By Hoku Tiwanak, CLA Student Writer - December 30, 2025

When Cheng “Chris” Chen first heard about Alexa and Siri during her Ph.D. program at Penn State University, she found herself intrigued by these new conversational agents. “I wanted to understand why people talk to these devices, what they can do, and how those interactions shape the way we think and behave,” she said. That curiosity set her on a path that now defines her research at the intersection of artificial intelligence, social psychology, and human behavior.

Chen recently started her new role as a tenure-track faculty member in the College of Liberal Arts’s School of Communication, bringing her experience as an AI researcher and designer. Before arriving in Corvallis, she taught at Elon University in North Carolina as an assistant professor of communication design, specializing in user experience and user interface design and human-computer interaction. 

Now as assistant professor of emerging media and technology, Chen teaches courses such as Global Media (NMC 280) and, this winter, Media Effects of AI (NMC 535). Her classes encourage students to think critically about the quickly evolving relationship between humans and technology while helping her students understand both the opportunities and the risks that come with AI. “Technology can enhance our lives, but we shouldn’t become overly reliant on it or let it replace our cognitive abilities.” she said. 

Chen’s most recent research, published in Media Psychology, examines racial bias in AI training data. Her study asked participants to assess image datasets used in AI training, revealing how often people fail to recognize bias, such as misrepresentation of certain racial groups. 

“When AI is trained on data that doesn’t reflect diverse populations, its performance suffers,” she explained. “The people designing AI bring their own perspectives and biases to the process, we have to keep human welfare and wellbeing in the loop.” Her goal is to help people identify and mitigate these biases before they become embedded in the systems we all use.

Looking ahead, Chen plans to continue her collaborations with researchers at Penn State, Elon University, and international partners to study how people can become more aware of and resilient to AI bias and its defects.

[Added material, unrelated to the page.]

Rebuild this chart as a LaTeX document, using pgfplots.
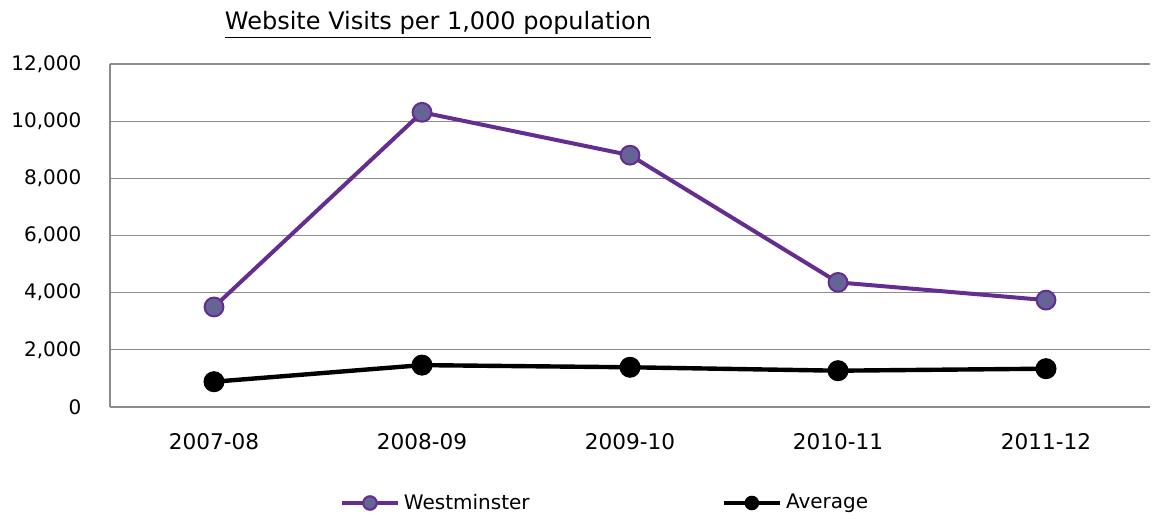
\documentclass[border=0pt]{standalone}
\usepackage{fontspec}
\setmainfont{DejaVu Sans}
\usepackage{pgfplots}
\pgfplotsset{compat=1.18}
\definecolor{westline}{RGB}{102,45,145}
\definecolor{westfill}{RGB}{100,100,150}
\definecolor{gridgray}{RGB}{140,140,140}

\begin{document}
\fontsize{10}{12}\selectfont
\begin{tikzpicture}
\begin{axis}[
  name=ax,
  scale only axis,
  width=520pt, height=171.5pt,
  xmin=-0.5, xmax=4.5,
  ymin=0, ymax=12000,
  ytick={0,2000,...,12000},
  xtick={0,...,4},
  xticklabels={2007-08,2008-09,2009-10,2010-11,2011-12},
  axis x line*=bottom,
  axis y line*=left,
  axis line style={gridgray, line width=0.7pt},
  ymajorgrids,
  grid style={gridgray, line width=0.6pt},
  major tick length=0pt,
  scaled y ticks=false,
  yticklabel style={xshift=-10.8pt},
  xticklabel style={yshift=-9.5pt, font=\fontsize{10.8}{12}\selectfont},
  /pgf/number format/.cd, fixed, 1000 sep={,}, assume math mode=true,
  /pgfplots/.cd,
  title={\underline{Website Visits per 1,000 population}},
  title style={at={(rel axis cs:0.3154,1)}, anchor=base, yshift=11pt,
    font=\fontsize{12}{14}\selectfont},
  legend columns=2,
  legend cell align=left,
  legend style={at={(rel axis cs:0.477,0)}, anchor=center, yshift=-48pt,
    draw=none, /tikz/every even column/.append style={column sep=94pt}},
  legend image code/.code={
    \draw[mark repeat=2, mark phase=2, #1, mark size=3.4pt]
      plot coordinates {(0pt,0pt) (14pt,0pt) (28pt,0pt)};},
]
\addplot[westline, line width=2pt, mark=*, mark size=4.7pt,
  mark options={fill=westfill, draw=westline, line width=1pt}]
  coordinates {(0,3500) (1,10310) (2,8810) (3,4360) (4,3740)};
\addlegendentry{Westminster}
\addplot[black, line width=2.2pt, mark=*, mark size=5pt,
  mark options={fill=black, line width=0.5pt}]
  coordinates {(0,885) (1,1465) (2,1390) (3,1270) (4,1340)};
\addlegendentry{Average}
\end{axis}
\pgfresetboundingbox
\path ([shift={(-55pt,-55.5pt)}]ax.south west) rectangle ([shift={(1pt,32pt)}]ax.north east);
\end{tikzpicture}
\end{document}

She finds her work most rewarding when it has real-world applications, in hopes that her findings will someday shape the way AI is developed. The greatest challenge she has identified is the lack of access to proprietary AI design processes. “We often have to study the effects of AI after products are already released,” she said. “That makes it harder to prevent issues upfront, but it also makes our research more essential.”

As Chen begins her journey at the College of Liberal Arts, she looks ahead to advancing the conversation about how humans and technology can coexist more responsibly. She looks to inspire students and researchers to think critically about the ethical and social implications of AI, ensuring that innovation continues to serve people first.